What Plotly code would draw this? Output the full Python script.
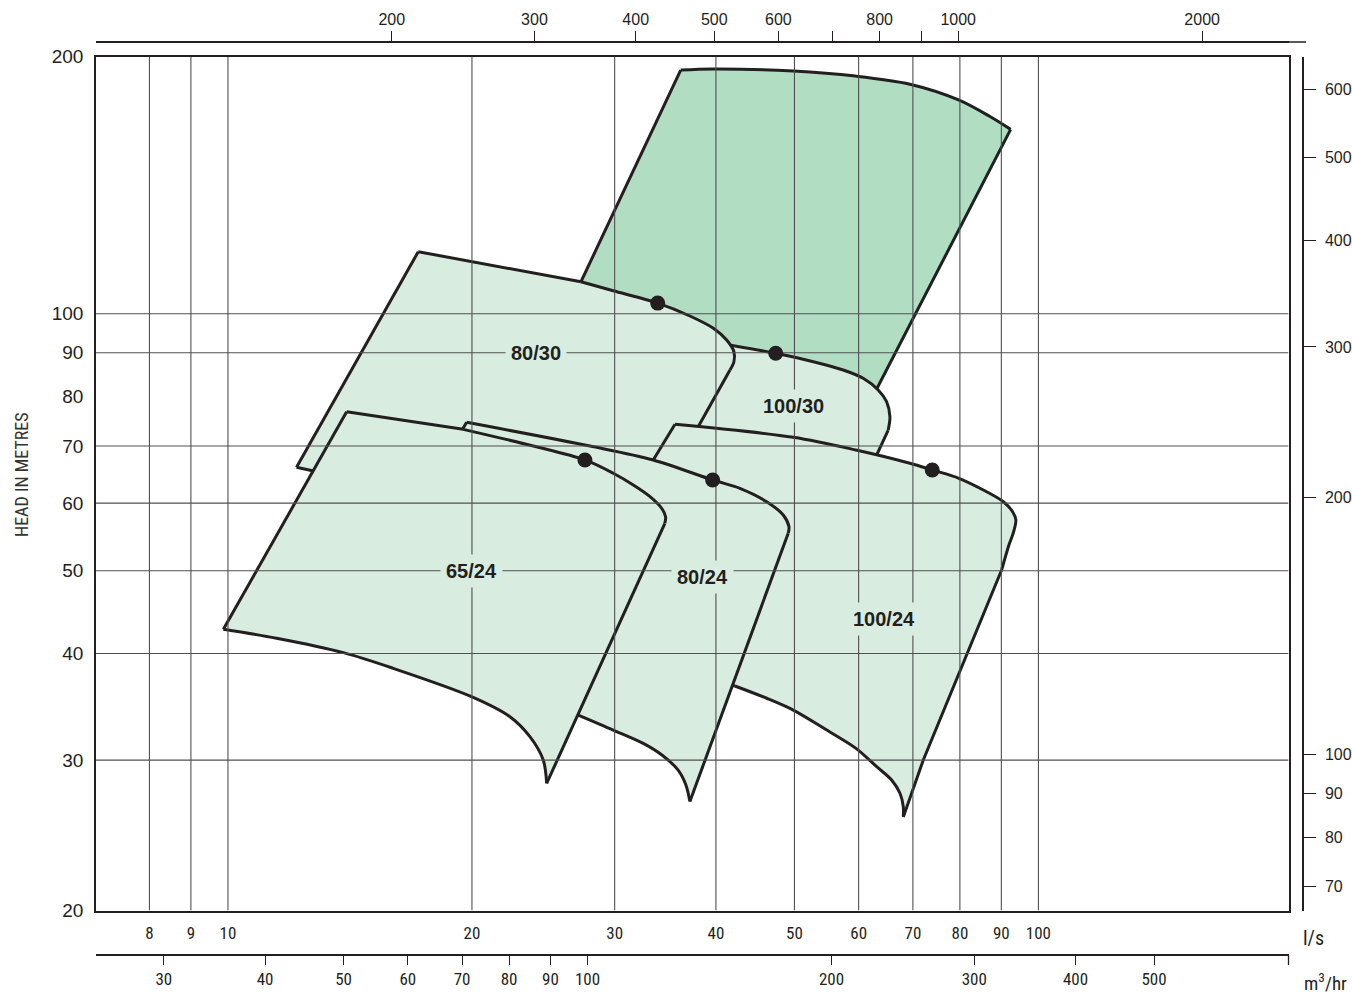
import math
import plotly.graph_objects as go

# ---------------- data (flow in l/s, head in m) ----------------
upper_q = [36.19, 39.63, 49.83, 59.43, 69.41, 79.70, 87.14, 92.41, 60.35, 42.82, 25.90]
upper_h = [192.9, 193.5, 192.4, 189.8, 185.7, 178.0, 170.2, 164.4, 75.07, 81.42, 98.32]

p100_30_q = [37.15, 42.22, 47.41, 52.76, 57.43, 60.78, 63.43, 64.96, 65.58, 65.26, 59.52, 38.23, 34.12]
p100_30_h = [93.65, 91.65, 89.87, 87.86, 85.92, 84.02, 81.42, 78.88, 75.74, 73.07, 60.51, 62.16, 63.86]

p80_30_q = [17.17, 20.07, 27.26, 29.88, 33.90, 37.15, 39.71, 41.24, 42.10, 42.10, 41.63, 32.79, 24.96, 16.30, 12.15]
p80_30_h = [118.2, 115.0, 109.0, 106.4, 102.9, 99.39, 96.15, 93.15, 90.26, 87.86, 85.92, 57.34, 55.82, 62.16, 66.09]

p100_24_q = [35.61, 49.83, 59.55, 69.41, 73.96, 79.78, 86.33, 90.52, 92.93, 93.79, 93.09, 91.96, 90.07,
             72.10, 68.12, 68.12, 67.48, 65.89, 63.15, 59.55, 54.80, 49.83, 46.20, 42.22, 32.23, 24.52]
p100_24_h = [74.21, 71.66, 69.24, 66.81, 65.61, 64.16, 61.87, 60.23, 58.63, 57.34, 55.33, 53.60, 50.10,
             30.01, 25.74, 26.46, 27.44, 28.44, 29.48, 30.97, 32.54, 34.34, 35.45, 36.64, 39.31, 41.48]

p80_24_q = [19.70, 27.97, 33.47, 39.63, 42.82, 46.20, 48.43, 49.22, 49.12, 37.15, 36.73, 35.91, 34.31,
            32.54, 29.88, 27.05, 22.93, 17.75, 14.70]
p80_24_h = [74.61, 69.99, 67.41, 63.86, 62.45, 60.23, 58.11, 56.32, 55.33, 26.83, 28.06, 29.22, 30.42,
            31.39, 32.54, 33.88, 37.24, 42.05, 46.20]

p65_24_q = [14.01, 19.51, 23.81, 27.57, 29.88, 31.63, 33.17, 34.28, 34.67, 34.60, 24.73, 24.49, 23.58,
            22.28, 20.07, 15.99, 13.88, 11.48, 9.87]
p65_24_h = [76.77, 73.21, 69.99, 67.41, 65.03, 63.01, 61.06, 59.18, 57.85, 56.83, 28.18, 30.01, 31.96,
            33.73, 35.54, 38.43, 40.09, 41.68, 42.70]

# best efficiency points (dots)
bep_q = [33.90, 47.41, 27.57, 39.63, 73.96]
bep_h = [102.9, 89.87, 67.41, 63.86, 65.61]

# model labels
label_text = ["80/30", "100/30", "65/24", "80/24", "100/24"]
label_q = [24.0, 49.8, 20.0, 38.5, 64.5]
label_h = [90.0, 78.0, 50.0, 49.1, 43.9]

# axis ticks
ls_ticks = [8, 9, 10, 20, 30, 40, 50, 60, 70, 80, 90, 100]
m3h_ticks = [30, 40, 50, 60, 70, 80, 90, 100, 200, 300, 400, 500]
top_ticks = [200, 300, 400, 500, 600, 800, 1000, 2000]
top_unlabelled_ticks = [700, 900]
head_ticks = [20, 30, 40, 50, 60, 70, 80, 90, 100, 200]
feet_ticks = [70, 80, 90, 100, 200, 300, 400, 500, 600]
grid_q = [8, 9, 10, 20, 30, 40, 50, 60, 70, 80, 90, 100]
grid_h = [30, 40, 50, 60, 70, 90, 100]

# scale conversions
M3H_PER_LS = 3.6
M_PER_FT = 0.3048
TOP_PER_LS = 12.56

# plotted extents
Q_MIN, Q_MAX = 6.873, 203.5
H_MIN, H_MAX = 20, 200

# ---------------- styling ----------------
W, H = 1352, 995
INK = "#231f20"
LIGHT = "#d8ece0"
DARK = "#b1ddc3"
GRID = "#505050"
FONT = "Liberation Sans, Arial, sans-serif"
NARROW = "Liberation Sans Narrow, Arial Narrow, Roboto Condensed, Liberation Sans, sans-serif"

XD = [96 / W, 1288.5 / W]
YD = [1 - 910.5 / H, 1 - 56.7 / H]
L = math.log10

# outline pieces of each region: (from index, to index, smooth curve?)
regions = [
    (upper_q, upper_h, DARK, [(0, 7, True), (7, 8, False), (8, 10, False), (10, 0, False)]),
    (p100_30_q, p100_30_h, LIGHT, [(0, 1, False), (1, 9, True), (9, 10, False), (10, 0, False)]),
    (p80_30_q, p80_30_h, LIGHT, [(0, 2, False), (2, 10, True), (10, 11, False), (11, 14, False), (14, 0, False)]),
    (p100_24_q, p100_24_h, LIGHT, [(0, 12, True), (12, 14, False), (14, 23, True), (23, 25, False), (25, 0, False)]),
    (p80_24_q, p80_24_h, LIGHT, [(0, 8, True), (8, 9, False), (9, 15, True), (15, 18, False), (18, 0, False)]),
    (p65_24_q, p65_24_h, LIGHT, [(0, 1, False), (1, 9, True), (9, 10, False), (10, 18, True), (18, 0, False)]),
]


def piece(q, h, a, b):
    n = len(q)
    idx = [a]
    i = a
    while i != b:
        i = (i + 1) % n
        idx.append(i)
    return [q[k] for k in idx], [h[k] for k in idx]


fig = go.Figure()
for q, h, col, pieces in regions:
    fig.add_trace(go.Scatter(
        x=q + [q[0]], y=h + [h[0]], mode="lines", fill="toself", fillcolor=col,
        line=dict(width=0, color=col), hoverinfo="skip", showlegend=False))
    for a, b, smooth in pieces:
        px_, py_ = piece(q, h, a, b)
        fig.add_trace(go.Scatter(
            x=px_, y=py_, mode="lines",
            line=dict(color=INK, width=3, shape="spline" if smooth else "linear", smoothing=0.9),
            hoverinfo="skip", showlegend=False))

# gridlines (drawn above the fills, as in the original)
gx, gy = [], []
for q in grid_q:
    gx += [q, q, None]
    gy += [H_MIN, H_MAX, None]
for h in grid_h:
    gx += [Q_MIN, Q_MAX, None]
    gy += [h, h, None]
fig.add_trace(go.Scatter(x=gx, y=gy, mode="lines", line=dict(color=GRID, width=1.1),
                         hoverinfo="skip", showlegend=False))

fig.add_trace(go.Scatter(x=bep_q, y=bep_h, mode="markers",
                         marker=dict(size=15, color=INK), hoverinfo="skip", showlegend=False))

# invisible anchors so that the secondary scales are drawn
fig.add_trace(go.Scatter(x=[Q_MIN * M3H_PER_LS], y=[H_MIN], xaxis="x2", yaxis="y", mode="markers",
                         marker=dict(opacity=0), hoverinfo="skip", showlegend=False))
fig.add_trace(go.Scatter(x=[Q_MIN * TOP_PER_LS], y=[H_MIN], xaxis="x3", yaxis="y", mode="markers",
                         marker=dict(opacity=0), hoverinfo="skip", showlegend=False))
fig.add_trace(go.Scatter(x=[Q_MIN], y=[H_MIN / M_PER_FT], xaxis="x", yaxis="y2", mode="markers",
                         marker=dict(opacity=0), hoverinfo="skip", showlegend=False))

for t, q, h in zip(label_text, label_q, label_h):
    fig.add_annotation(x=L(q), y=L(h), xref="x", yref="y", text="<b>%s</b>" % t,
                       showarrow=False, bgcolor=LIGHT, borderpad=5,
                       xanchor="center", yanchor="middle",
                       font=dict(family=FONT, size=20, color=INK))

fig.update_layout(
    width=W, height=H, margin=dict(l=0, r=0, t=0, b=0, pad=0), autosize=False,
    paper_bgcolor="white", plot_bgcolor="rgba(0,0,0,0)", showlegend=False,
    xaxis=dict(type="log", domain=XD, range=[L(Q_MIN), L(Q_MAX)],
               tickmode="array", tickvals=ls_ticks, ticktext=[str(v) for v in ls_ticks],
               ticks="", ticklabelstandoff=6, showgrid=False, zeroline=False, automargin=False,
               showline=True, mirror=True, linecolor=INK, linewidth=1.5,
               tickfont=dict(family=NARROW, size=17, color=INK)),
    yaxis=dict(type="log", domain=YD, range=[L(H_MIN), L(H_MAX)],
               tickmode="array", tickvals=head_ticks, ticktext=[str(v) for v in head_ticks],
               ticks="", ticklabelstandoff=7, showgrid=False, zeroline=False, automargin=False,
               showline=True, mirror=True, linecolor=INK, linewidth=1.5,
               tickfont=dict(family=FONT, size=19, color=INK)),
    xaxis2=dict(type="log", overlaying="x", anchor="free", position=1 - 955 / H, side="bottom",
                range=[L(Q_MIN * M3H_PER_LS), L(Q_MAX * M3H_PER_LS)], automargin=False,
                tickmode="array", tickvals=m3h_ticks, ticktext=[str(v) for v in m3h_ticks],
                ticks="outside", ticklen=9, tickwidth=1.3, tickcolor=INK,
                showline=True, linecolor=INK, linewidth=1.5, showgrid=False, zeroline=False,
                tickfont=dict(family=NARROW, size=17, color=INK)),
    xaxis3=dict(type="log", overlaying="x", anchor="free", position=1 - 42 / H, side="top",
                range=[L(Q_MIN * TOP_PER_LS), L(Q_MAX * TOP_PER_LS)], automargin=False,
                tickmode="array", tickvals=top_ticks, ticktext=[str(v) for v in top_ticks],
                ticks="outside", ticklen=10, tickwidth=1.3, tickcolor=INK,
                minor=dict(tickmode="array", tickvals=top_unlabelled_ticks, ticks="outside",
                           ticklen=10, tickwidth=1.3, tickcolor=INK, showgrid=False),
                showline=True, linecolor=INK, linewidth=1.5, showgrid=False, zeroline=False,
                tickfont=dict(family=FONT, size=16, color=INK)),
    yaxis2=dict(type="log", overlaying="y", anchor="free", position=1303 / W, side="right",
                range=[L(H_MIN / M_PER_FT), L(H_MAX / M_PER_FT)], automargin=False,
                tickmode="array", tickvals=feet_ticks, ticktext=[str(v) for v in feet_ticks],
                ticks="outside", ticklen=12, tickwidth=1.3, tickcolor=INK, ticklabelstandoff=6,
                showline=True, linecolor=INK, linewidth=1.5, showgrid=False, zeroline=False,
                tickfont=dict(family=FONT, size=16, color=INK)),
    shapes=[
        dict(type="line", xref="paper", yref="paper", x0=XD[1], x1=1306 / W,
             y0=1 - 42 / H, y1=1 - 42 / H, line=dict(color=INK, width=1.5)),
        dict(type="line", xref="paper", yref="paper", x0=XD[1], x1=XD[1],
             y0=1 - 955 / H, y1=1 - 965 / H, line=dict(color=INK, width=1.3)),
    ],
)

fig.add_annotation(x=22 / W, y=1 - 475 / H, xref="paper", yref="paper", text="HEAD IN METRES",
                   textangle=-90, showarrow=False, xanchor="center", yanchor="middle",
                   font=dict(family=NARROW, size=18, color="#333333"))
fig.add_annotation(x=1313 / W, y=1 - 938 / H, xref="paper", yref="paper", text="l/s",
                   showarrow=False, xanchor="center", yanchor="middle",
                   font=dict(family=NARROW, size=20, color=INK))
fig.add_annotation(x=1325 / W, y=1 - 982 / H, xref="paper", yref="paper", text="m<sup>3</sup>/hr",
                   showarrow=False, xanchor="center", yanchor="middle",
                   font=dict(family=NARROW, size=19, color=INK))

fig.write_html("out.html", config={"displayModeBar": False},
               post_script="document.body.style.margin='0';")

┄┄┄┄┄┄┄┄┄┄

Repeat the lines above, starting at the first and stopping after the line that holds "31.39, 32.54, 33.88, 37.24, 42.05, 46.20]", with the pictures left out.

[The answer]
What Plotly code would draw this? Output the full Python script.
import math
import plotly.graph_objects as go

# ---------------- data (flow in l/s, head in m) ----------------
upper_q = [36.19, 39.63, 49.83, 59.43, 69.41, 79.70, 87.14, 92.41, 60.35, 42.82, 25.90]
upper_h = [192.9, 193.5, 192.4, 189.8, 185.7, 178.0, 170.2, 164.4, 75.07, 81.42, 98.32]

p100_30_q = [37.15, 42.22, 47.41, 52.76, 57.43, 60.78, 63.43, 64.96, 65.58, 65.26, 59.52, 38.23, 34.12]
p100_30_h = [93.65, 91.65, 89.87, 87.86, 85.92, 84.02, 81.42, 78.88, 75.74, 73.07, 60.51, 62.16, 63.86]

p80_30_q = [17.17, 20.07, 27.26, 29.88, 33.90, 37.15, 39.71, 41.24, 42.10, 42.10, 41.63, 32.79, 24.96, 16.30, 12.15]
p80_30_h = [118.2, 115.0, 109.0, 106.4, 102.9, 99.39, 96.15, 93.15, 90.26, 87.86, 85.92, 57.34, 55.82, 62.16, 66.09]

p100_24_q = [35.61, 49.83, 59.55, 69.41, 73.96, 79.78, 86.33, 90.52, 92.93, 93.79, 93.09, 91.96, 90.07,
             72.10, 68.12, 68.12, 67.48, 65.89, 63.15, 59.55, 54.80, 49.83, 46.20, 42.22, 32.23, 24.52]
p100_24_h = [74.21, 71.66, 69.24, 66.81, 65.61, 64.16, 61.87, 60.23, 58.63, 57.34, 55.33, 53.60, 50.10,
             30.01, 25.74, 26.46, 27.44, 28.44, 29.48, 30.97, 32.54, 34.34, 35.45, 36.64, 39.31, 41.48]

p80_24_q = [19.70, 27.97, 33.47, 39.63, 42.82, 46.20, 48.43, 49.22, 49.12, 37.15, 36.73, 35.91, 34.31,
            32.54, 29.88, 27.05, 22.93, 17.75, 14.70]
p80_24_h = [74.61, 69.99, 67.41, 63.86, 62.45, 60.23, 58.11, 56.32, 55.33, 26.83, 28.06, 29.22, 30.42,
            31.39, 32.54, 33.88, 37.24, 42.05, 46.20]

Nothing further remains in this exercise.